A total of 178 all-day spaces, predominantly in the northern reclamation car park, remain for customers. The car park will retain its current usage until July 2017 when work will begin on transforming it into a further events and open space area. The $1.1 million project will be completed in the 2018/19 financial year.

Tauranga City Council announced that from Thursday and every subsequent Thursday, Friday and Saturday night, parking hours in the northern reclamation car park would extend to 11.30pm.

The move was described as a response to local business concerns. It was further announced the opening hours of the Spring St car park building were being extended from 6.30pm to 11pm each night from Monday.

Larry Baldock, chairman of the City Centre Taskforce, said parking was an emotive issue but the fact was occupancy rates in the northern reclamation car park "was nothing like 100 per cent so we haven't lost much in terms of the occupancy rates".

A city council survey in May indicated the 178 spaces currently available were not being fully utilised. An average occupancy of 45 per cent was recorded with a peak occupancy rate of 63 per cent.

"We're constantly reviewing parking to ensure we're not putting impediments in front of the retailers," said Councillor Baldock. "It's important to note that the Main St association of businesses have been in full support of the redevelopment as they believe it will bring people into the city.
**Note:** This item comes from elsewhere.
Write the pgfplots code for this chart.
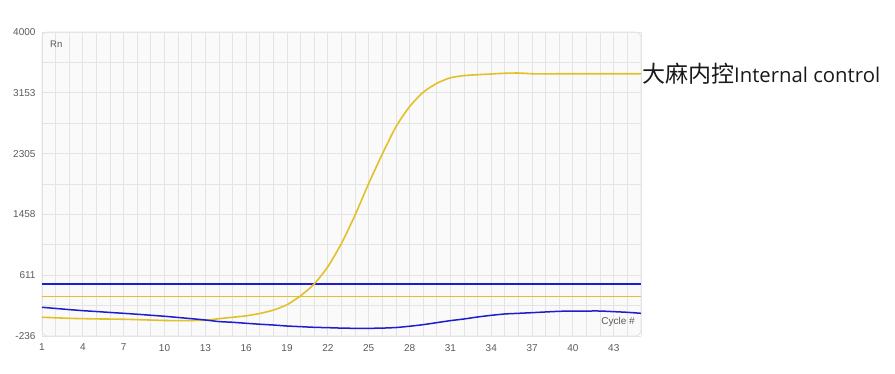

"You may initially find a few people not walking down but eventually, if we get the waterfront working properly and it attracts people in with events, the businesses will benefit."

Councillor Baldock said the bigger issue revolved around the development of a vibrant, attractive CBD, and getting more workers in there Monday to Friday.

"They then become their customers rather than relying on the people who drive into town just to go shopping. It's all part of a big package to make the CBD more attractive to people and businesses that includes more capacity for offices and developing amenities such as the waterfront."

Hard economic times meant some practical adjustments to the council's redevelopment budget. "When I came back on to the council in 2010 it was a $20 million budget over 10 years. We're only spending $4 million now over 10 years but getting some really good developments." that most of the public seem very pleased with.

Changes to Tauranga Parking

New hours from Monday July 2

Northern Strand Reclamation Car Park

Fully open from Sunday at 6am until Thursday at 11.30pm. Restrictions are applied on Thursdays, Fridays and Saturdays, when it is closed between 11.30pm and 6am the following day.

Spring St Car Park Building

Open each day (except Sundays when it is closed) between 7am and 11.30pm.